Required work: Copy all lines below containing "code".

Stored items

- - -

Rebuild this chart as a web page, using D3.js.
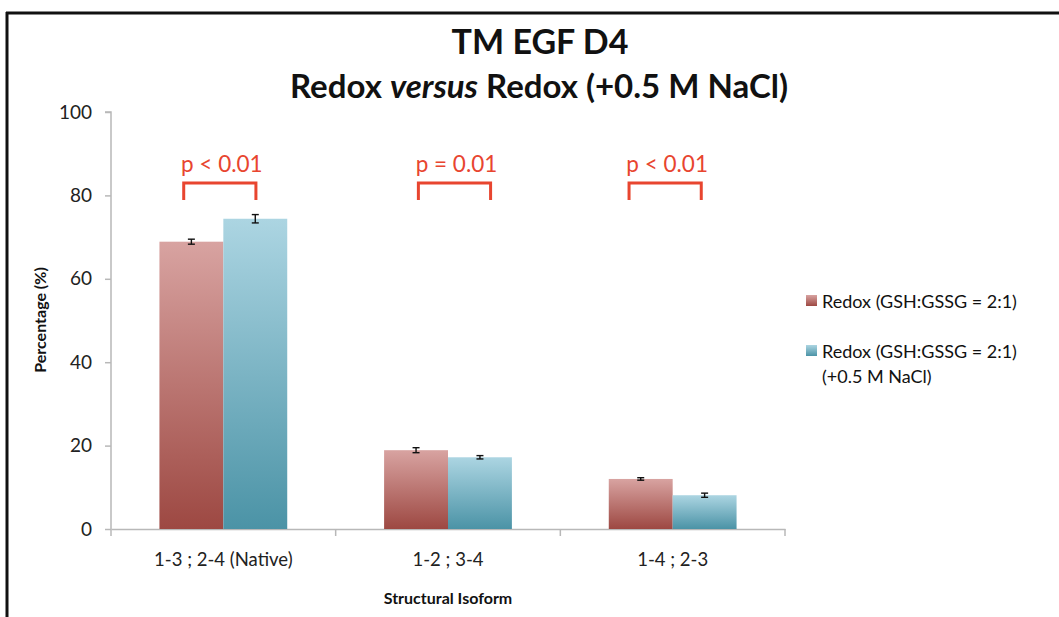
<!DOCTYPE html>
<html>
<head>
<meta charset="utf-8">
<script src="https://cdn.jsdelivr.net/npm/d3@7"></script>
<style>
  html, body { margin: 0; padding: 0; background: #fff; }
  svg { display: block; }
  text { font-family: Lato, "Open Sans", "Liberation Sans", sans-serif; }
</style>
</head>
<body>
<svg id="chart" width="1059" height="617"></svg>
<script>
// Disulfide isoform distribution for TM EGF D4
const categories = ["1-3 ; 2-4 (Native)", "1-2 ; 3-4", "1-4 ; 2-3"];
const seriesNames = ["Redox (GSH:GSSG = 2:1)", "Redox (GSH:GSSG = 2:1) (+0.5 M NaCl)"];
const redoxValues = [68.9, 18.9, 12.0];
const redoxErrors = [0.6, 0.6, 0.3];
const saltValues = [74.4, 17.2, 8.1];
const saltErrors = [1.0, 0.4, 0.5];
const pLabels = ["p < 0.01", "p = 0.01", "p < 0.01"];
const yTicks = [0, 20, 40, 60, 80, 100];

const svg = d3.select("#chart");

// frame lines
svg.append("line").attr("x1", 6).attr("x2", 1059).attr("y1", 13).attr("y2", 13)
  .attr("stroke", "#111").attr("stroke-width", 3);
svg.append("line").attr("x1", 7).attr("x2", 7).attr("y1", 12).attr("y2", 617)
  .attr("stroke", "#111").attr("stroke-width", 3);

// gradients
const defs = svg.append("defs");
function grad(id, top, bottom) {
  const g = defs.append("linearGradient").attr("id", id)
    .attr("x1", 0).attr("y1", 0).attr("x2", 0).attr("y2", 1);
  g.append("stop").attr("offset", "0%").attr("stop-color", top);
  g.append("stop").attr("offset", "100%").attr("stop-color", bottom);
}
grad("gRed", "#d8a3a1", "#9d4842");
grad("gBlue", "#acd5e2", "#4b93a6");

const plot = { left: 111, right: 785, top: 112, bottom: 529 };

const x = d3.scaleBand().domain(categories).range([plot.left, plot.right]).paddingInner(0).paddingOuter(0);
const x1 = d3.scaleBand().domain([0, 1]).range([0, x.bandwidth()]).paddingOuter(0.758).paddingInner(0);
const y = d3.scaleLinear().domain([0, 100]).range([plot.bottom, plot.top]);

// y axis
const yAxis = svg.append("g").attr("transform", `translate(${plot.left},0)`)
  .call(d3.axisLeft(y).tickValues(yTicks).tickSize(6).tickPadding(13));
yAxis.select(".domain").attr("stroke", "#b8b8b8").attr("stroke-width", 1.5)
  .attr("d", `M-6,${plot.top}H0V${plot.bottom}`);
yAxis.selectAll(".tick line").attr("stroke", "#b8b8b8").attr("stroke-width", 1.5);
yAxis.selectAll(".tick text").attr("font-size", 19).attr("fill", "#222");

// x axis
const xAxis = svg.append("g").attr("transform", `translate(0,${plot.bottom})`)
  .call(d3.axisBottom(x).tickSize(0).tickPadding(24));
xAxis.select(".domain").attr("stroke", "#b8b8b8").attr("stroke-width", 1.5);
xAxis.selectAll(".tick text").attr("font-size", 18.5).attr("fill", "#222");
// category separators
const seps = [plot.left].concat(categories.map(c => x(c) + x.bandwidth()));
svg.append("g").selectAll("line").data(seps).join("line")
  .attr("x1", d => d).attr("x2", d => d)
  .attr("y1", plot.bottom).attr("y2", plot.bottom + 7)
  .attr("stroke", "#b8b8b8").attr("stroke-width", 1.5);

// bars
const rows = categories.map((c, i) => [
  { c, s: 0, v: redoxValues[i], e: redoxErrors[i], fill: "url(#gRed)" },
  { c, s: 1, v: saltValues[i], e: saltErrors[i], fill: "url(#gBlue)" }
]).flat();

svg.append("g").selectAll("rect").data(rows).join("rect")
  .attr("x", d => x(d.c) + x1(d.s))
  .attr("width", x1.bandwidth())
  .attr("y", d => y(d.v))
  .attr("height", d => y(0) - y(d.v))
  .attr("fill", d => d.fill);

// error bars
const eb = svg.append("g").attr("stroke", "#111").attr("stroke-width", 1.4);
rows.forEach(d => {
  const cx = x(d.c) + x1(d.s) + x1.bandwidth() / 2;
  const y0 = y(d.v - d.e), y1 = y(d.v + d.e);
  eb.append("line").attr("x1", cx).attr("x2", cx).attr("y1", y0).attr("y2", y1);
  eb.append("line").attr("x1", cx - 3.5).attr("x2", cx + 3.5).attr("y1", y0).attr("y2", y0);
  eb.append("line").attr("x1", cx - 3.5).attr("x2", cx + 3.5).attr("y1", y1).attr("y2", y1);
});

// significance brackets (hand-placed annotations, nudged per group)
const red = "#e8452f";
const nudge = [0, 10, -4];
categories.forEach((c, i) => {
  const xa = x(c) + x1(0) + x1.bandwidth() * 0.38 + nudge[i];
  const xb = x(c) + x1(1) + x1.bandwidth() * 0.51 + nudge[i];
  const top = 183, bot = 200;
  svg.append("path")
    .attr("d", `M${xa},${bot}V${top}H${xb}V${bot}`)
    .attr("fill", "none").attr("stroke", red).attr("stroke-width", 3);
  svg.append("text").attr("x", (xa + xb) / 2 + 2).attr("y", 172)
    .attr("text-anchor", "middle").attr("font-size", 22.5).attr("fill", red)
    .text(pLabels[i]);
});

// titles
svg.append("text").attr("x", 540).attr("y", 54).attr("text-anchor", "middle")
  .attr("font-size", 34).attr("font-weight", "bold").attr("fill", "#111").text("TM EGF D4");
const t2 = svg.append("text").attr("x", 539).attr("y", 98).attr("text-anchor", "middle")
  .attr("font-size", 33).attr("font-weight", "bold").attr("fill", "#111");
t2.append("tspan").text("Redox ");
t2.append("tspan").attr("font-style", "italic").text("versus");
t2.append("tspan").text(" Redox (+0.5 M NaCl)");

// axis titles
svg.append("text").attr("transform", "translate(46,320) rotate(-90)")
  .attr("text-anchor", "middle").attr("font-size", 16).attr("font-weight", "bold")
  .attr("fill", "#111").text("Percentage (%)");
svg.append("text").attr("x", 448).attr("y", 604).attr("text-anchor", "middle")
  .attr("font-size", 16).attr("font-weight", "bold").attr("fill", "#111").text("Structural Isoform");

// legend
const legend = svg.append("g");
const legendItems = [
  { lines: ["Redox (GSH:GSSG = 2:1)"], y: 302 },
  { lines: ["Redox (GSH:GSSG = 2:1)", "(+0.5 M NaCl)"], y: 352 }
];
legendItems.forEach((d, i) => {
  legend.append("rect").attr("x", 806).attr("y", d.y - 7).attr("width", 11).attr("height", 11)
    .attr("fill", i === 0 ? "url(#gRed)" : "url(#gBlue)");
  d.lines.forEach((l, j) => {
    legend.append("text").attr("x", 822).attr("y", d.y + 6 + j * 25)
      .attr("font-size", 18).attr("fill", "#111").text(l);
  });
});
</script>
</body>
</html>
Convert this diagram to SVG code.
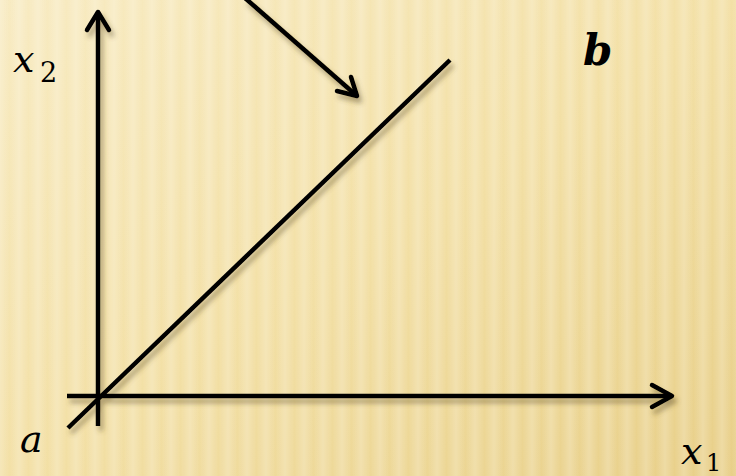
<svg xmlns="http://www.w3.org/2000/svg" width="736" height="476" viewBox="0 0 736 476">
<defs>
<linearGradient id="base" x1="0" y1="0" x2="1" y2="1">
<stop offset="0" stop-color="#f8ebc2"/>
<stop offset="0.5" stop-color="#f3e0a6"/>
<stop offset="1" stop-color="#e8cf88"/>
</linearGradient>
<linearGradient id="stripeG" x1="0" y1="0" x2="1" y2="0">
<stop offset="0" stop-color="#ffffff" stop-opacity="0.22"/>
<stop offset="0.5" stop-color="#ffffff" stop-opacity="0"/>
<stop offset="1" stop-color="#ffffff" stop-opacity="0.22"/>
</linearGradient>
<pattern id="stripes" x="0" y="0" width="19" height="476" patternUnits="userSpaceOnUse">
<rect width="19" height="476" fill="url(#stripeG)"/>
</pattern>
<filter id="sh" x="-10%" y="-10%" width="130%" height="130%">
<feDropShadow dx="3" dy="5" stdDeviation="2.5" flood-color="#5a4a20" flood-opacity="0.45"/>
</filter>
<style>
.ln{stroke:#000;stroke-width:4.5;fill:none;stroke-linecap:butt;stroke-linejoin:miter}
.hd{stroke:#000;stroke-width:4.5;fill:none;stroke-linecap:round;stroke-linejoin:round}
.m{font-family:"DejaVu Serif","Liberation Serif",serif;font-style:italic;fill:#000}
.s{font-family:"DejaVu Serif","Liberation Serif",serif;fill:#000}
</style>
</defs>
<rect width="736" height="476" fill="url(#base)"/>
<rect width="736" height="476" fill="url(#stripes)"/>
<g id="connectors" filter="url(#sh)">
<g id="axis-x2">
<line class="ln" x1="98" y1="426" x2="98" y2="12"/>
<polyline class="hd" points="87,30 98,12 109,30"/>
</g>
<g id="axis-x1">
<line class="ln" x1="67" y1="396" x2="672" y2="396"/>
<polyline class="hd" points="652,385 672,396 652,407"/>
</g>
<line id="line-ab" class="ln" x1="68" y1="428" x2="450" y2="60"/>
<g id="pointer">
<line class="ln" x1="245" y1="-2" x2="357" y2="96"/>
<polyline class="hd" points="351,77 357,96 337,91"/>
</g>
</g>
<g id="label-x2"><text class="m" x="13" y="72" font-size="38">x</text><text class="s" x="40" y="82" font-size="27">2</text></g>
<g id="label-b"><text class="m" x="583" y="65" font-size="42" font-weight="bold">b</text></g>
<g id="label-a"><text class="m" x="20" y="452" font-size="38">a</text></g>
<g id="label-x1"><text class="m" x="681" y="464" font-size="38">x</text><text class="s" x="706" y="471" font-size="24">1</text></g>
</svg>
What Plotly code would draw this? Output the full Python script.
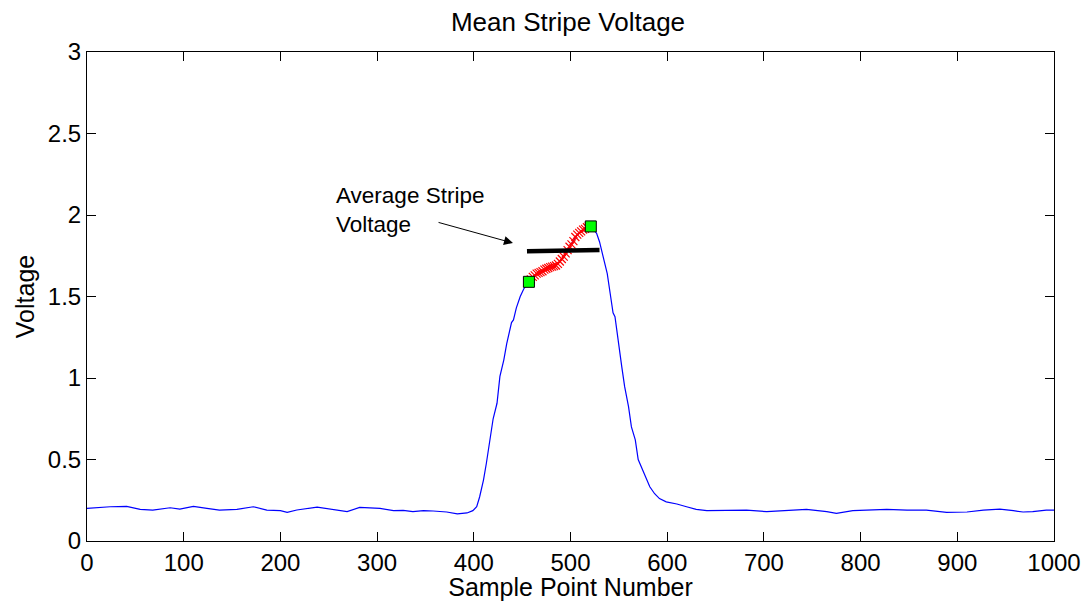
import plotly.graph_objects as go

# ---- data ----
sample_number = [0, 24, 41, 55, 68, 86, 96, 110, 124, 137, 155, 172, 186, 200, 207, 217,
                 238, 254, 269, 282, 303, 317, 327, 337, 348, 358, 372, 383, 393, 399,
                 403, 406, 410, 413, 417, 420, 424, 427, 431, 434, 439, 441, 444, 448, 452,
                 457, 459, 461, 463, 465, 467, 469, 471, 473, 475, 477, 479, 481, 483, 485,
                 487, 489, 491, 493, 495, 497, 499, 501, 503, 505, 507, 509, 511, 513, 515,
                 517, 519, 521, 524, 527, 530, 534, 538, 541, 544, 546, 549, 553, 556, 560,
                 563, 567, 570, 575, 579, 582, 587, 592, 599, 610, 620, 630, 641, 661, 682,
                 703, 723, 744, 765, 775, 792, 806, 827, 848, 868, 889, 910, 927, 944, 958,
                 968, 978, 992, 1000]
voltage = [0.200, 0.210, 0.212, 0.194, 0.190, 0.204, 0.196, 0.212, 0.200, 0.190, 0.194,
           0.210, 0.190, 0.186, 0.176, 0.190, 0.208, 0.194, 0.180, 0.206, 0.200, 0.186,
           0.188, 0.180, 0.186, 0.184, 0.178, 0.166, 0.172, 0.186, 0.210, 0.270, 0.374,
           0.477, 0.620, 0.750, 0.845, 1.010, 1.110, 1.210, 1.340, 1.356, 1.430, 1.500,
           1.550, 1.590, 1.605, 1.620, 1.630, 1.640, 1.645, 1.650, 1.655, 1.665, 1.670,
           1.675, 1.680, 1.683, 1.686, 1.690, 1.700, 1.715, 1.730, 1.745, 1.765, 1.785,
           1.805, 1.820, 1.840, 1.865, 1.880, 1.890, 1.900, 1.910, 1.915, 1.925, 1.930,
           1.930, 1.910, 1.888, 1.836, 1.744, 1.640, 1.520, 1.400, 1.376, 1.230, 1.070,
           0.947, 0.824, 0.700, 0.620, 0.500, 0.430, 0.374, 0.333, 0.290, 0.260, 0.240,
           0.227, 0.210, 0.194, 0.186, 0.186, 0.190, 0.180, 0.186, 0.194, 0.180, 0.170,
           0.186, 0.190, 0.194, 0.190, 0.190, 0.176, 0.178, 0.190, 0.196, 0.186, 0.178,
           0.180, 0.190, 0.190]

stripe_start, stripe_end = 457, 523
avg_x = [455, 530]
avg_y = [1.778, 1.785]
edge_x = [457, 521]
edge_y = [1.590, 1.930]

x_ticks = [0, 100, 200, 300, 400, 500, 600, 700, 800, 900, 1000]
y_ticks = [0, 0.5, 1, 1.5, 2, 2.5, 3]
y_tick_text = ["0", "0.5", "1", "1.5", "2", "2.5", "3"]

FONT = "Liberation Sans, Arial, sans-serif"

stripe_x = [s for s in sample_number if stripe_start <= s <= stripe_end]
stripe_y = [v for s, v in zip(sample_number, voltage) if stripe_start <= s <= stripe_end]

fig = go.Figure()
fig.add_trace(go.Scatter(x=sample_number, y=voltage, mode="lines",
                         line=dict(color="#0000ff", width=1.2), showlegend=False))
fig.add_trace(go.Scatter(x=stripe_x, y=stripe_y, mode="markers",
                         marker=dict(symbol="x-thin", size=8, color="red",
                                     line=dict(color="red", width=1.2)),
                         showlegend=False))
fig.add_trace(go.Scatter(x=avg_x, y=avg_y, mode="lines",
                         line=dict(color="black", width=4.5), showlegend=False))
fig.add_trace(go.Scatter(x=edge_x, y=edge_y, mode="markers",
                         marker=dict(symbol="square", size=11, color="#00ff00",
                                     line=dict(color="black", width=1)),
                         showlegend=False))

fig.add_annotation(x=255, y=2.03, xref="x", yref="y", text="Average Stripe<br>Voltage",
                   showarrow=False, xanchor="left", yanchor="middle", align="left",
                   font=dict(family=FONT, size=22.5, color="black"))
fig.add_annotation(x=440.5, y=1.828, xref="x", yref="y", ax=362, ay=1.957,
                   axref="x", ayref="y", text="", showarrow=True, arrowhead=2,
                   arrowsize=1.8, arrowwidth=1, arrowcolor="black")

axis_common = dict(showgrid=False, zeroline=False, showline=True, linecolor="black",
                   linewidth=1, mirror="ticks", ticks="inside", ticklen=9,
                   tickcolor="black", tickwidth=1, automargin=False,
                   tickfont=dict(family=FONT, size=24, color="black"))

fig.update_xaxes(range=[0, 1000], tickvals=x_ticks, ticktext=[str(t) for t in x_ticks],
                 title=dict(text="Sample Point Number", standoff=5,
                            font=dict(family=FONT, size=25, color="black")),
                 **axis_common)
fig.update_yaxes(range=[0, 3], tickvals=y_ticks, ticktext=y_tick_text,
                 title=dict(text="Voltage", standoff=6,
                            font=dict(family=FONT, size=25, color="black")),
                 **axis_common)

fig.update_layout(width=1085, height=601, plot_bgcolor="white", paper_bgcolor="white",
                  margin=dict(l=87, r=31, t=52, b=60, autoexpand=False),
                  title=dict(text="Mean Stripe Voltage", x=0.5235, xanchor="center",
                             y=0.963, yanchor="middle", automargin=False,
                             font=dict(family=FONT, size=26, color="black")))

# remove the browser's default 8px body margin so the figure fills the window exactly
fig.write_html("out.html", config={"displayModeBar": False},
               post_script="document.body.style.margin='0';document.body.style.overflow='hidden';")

- - -

Correct response:
Convert this diagram to SVG code.
What Plotly code would draw this? Output the full Python script.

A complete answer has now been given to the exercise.